SERAP Challenges Fashola to Name Contractors that Disappeared with Money for Power Projects

SERAP Challenges Fashola to Name Contractors that Disappeared with Money for Power Projects

Udora Orizu

The Socio-Economic Rights and Accountability Project (SERAP) has sent a Freedom of Information request to Babatunde Fashola, Minister of Power, Works and Housing urging him to use his good offices to urgently provide information on specific names and details of contractors and companies that allegedly collected money for electricity projects but failed to execute any projects, starting from the return of democracy in 1999 to 2018.

According to SERAP, “Former Nigeria’s Vice President and Presidential candidate of the Peoples Democratic Party (PDP), Alhaji Atiku Abubakar reportedly blew the whistle on Channels TV when he said, contractors were given some contracts for power projects and were paid 100 percent upfront. The money went down the drain. Up till now, we are not holding the contractors responsible. People have collected money upfront and have disappeared; and have not even done any work.”

SERAP said, “The revelation by Alhaji Atiku is entirely consistent with SERAP’s recent report titled: ‘From Darkness to Darkness: How Nigerians are Paying the Price for Corruption in the Electricity Sector’, which also revealed how over N11 trillion meant to provide regular electricity supply was allegedly squandered by politicians and contractors under successive governments.”

In the FOI request signed by SERAP Senior Legal Adviser, Bamisope Adeyanju, the organization said: “By publishing the names of the contractors and their registration details, if any, Nigerians will be better able to hold them to account for allegedly absconding with public funds meant for electricity projects, thereby throwing the country into perpetual darkness and socio-economic stagnation as well as denying people their human rights.”

The FOI request read in part: “It is important to show that your office and indeed this administration would not shield or allow ingrained wrongdoing by contractors and companies in the power sector to go unpunished. Unless the names of the contractors and companies are disclosed and widely published, alleged corrupt contractors and companies executing electricity projects will not be deterred and the victims of corruption that they committed will continue to be denied justice and effective remedies.”

“SERAP urges you to publish the names of all contractors and companies that have been engaged in the power sector since the return of democracy in 1999 to date, details of specific projects and the amounts that have been paid to the contractors and companies, details on the level of implementation of electricity projects and their specific locations across the country.”

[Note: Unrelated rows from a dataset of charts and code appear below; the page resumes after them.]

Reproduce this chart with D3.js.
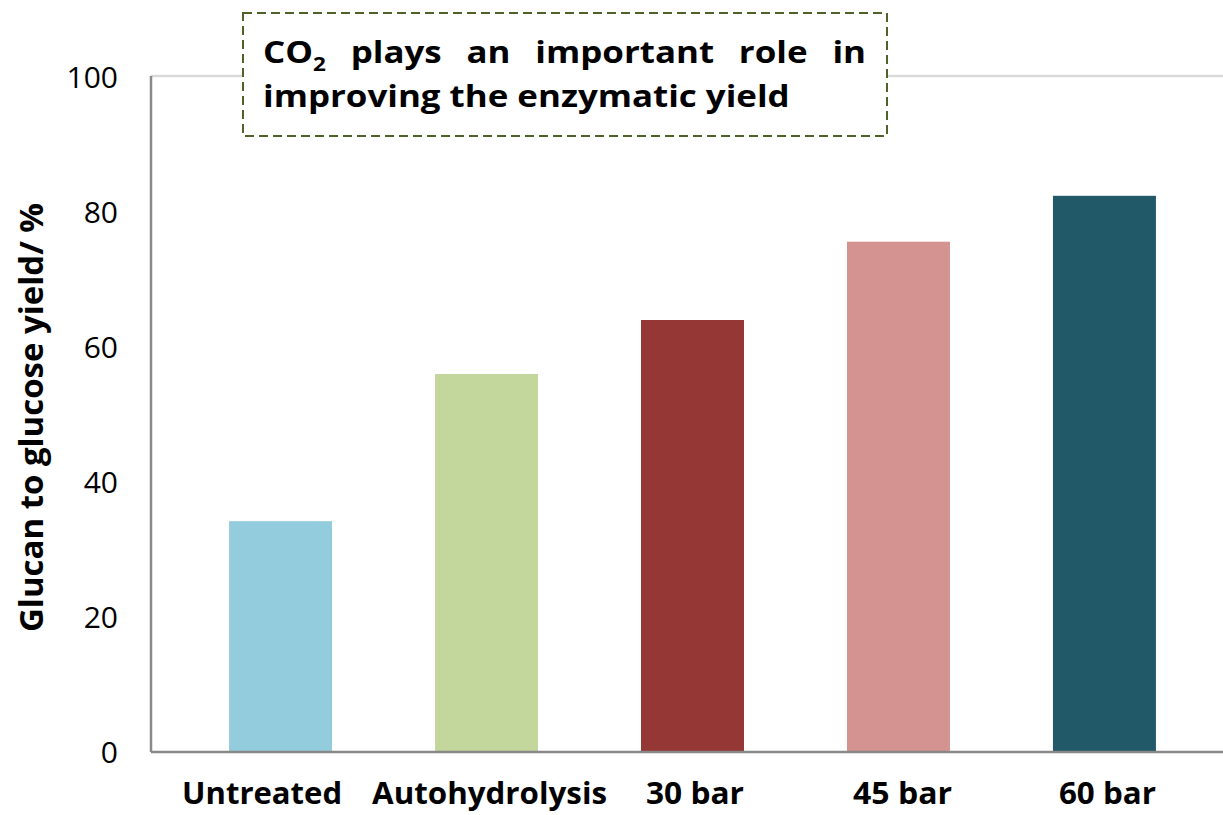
<!DOCTYPE html>
<html>
<head>
<meta charset="utf-8">
<script src="https://cdn.jsdelivr.net/npm/d3@7"></script>
<style>
  body { margin: 0; background: #fff; }
  svg { display: block; font-family: "Open Sans", sans-serif; }
</style>
</head>
<body>
<div id="chart"></div>
<script>
const categories = ['Untreated', 'Autohydrolysis', '30 bar', '45 bar', '60 bar'];
const yields = [34.2, 56.0, 64.0, 75.6, 82.4];
const barColors = ['#93cddd', '#c3d69b', '#953735', '#d49391', '#215968'];
const yTicks = [0, 20, 40, 60, 80, 100];
const labelWidths = [160, 235, 98, 99, 97];
const labelShift = [-18.5, 3, 2.5, 4, 3];
const boxWords = ['plays', 'an', 'important', 'role', 'in'];

const width = 1223, height = 815;
const margin = { top: 77, right: 0, bottom: 63, left: 151 };

const svg = d3.select('#chart').append('svg')
  .attr('width', width)
  .attr('height', height);

const x = d3.scaleBand()
  .domain(categories)
  .range([margin.left, 1234])
  .paddingInner(0.5)
  .paddingOuter(0.379);

const y = d3.scaleLinear()
  .domain([0, 100])
  .range([height - margin.bottom, margin.top]);

// light gridline at 100
svg.append('line')
  .attr('x1', margin.left).attr('x2', width)
  .attr('y1', y(100) - 1).attr('y2', y(100) - 1)
  .attr('stroke', '#d9d9d9').attr('stroke-width', 2.5);

// bars
svg.append('g').selectAll('rect')
  .data(categories)
  .join('rect')
    .attr('x', d => x(d))
    .attr('y', (d, i) => y(yields[i]))
    .attr('width', x.bandwidth())
    .attr('height', (d, i) => y(0) - y(yields[i]))
    .attr('fill', (d, i) => barColors[i]);

// y axis
const yAxis = svg.append('g')
  .attr('transform', `translate(${margin.left},0)`)
  .call(d3.axisLeft(y).tickValues(yTicks).tickSize(0).tickPadding(33));
yAxis.select('.domain').attr('stroke', '#888').attr('stroke-width', 2.5)
  .attr('d', `M0,${y(100) - 1}V${y(0)}`);
yAxis.selectAll('text')
  .style('font-family', '"Open Sans", sans-serif')
  .style('font-size', '30px')
  .attr('dy', '0.36em')
  .attr('fill', '#000');

// x axis
const xAxis = svg.append('g')
  .attr('transform', `translate(0,${y(0)})`)
  .call(d3.axisBottom(x).tickSize(0).tickPadding(0));
xAxis.select('.domain').attr('stroke', '#888').attr('stroke-width', 2.5)
  .attr('d', `M${margin.left},0H${width}`);
xAxis.selectAll('text')
  .style('font-family', '"Open Sans", sans-serif')
  .style('font-size', '30px')
  .style('font-weight', 'bold')
  .attr('fill', '#000')
  .attr('y', 52)
  .attr('dy', null)
  .attr('dx', (d, i) => labelShift[i])
  .attr('textLength', (d, i) => labelWidths[i])
  .attr('lengthAdjust', 'spacingAndGlyphs');

// y axis title
svg.append('text')
  .attr('transform', `translate(43,417.5) rotate(-90)`)
  .attr('text-anchor', 'middle')
  .style('font-size', '32px')
  .style('font-weight', 'bold')
  .attr('textLength', 429)
  .attr('lengthAdjust', 'spacingAndGlyphs')
  .text('Glucan to glucose yield/ %');

// annotation box
const box = svg.append('g');
box.append('rect')
  .attr('x', 243).attr('y', 13)
  .attr('width', 644).attr('height', 123)
  .attr('fill', '#fff')
  .attr('stroke', '#4f6228')
  .attr('stroke-width', 2)
  .attr('stroke-dasharray', '9 5');

const boxText = box.append('g')
  .style('font-size', '29.5px')
  .style('font-weight', 'bold');

const line2 = boxText.append('text')
  .attr('x', 0).attr('y', 107)
  .text('improving the enzymatic yield');
const sx = 527 / line2.node().getComputedTextLength();
boxText.attr('transform', `translate(263,0) scale(${sx},1)`);

// first line, justified like the original text box
const lineWidth = 603 / sx;
const co2 = boxText.append('text').attr('x', 0).attr('y', 63);
co2.append('tspan').text('CO');
co2.append('tspan').attr('dy', 8).style('font-size', '19px').text('2');
const wordNodes = boxWords.map(w => boxText.append('text').attr('y', 63).text(w));
const widths = [co2.node().getComputedTextLength()]
  .concat(wordNodes.map(t => t.node().getComputedTextLength()));
const gap = (lineWidth - d3.sum(widths)) / (widths.length - 1);
let pos = widths[0] + gap;
wordNodes.forEach((t, i) => {
  t.attr('x', pos);
  pos += widths[i + 1] + gap;
});
</script>
</body>
</html>
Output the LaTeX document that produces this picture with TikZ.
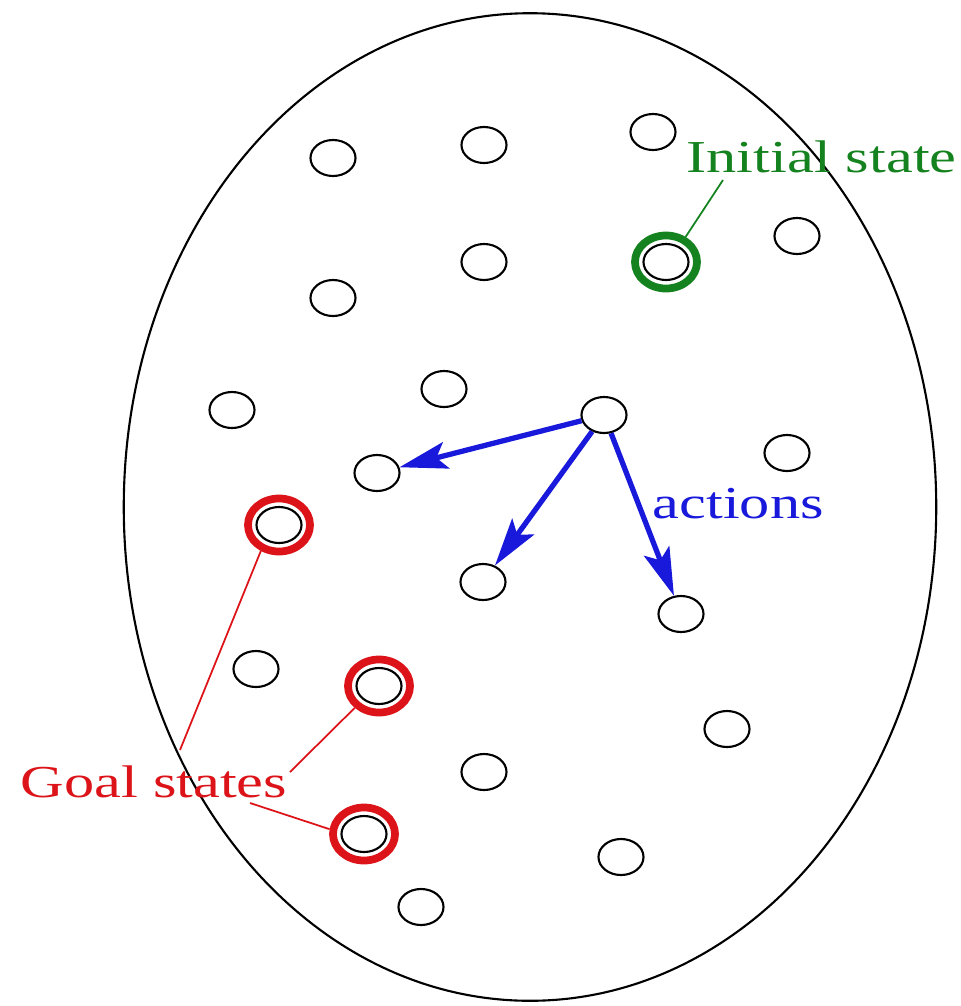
\documentclass[tikz,border=0pt]{standalone}
\usepackage{fontspec}
\setmainfont{Liberation Serif}
\usepackage{graphicx}
\usepackage{tikz}
\usetikzlibrary{shapes.geometric, arrows.meta, positioning}
\definecolor{initgreen}{RGB}{20,130,30}
\definecolor{goalred}{RGB}{220,20,25}
\definecolor{actblue}{RGB}{25,25,220}
\tikzstyle{actionarrow} = [line width=1.5pt, actblue, -{Stealth[length=0.48cm, width=0.27cm, inset=0.1cm]}]
\tikzstyle{pointer} = [line width=0.5pt]
\newcommand{\widetext}[1]{\scalebox{1.32}[1]{#1}}

\begin{document}
\begin{tikzpicture}[
    x=0.01cm, y=-0.01cm,
    state/.style={ellipse, draw, line width=0.6pt, minimum width=0.45cm, minimum height=0.36cm, inner sep=0},
    marked/.style={ellipse, draw, line width=2.2pt, minimum width=0.62cm, minimum height=0.53cm, inner sep=0},
    lbl/.style={font=\fontsize{13}{15}\selectfont, inner sep=0, anchor=base west}
]
    \useasboundingbox (0,0) rectangle (961,1006);
    \node[ellipse, draw, line width=0.6pt, minimum width=8.12cm, minimum height=9.87cm] (space) at (530,507) {};

    \node[state] (s1) at (333,158) {};
    \node[state] (s2) at (484,145) {};
    \node[state] (s3) at (653,132) {};
    \node[state] (s4) at (797,236) {};
    \node[state] (s5) at (484,262) {};
    \node[state] (s6) at (333,298) {};
    \node[state] (s7) at (444,389) {};
    \node[state] (s8) at (232,410) {};
    \node[state] (act) at (604,415) {};
    \node[state] (s10) at (787,453) {};
    \node[state] (s11) at (377,473) {};
    \node[state] (s12) at (483,582) {};
    \node[state] (s13) at (681,614) {};
    \node[state] (s14) at (256,669) {};
    \node[state] (s15) at (727,729) {};
    \node[state] (s16) at (484,772) {};
    \node[state] (s17) at (621,857) {};
    \node[state] (s18) at (421,907) {};

    \node[marked, draw=initgreen] (init) at (666,262) {};
    \node[state] (initin) at (init) {};

    \node[marked, draw=goalred] (goal1) at (279,525) {};
    \node[state] (goal1in) at (goal1) {};
    \node[marked, draw=goalred] (goal2) at (379,686) {};
    \node[state] (goal2in) at (goal2) {};
    \node[marked, draw=goalred] (goal3) at (364,834) {};
    \node[state] (goal3in) at (goal3) {};

    \draw[actionarrow] (act) -- (s11);
    \draw[actionarrow] (act) -- (s12);
    \draw[actionarrow] (act) -- (s13);

    \node[lbl, text=initgreen] (initlabel) at (686,172) {\widetext{Initial state}};
    \node[lbl, text=actblue] (actlabel) at (652,518) {\widetext{actions}};
    \node[lbl, text=goalred] (goallabel) at (20,797) {\widetext{Goal states}};

    \coordinate (initend) at (723,180);
    \coordinate (goalend1) at (180,750);
    \coordinate (goalend2) at (290,772);
    \coordinate (goalend3) at (250,803);

    \draw[pointer, initgreen] (init.52) -- (initend);
    \draw[pointer, goalred] (goal1.235) -- (goalend1);
    \draw[pointer, goalred] (goal2.222) -- (goalend2);
    \draw[pointer, goalred] (goal3.172) -- (goalend3);
\end{tikzpicture}
\end{document}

“SERAP is concerned that to date no contractor or company who allegedly collected money for electricity projects not executed or poorly executed have been investigated for corruption let alone prosecuted and fined. Senior public officials who apparently served as intermediaries for these contractors and companies continue to escape justice.”

The organization added that by publishing the names it will make it hard for contractors and companies to get away with complicity in grand corruption, adding that it will take appropriate legal actions under the Freedom of Information Act to compel the minister to comply with the request.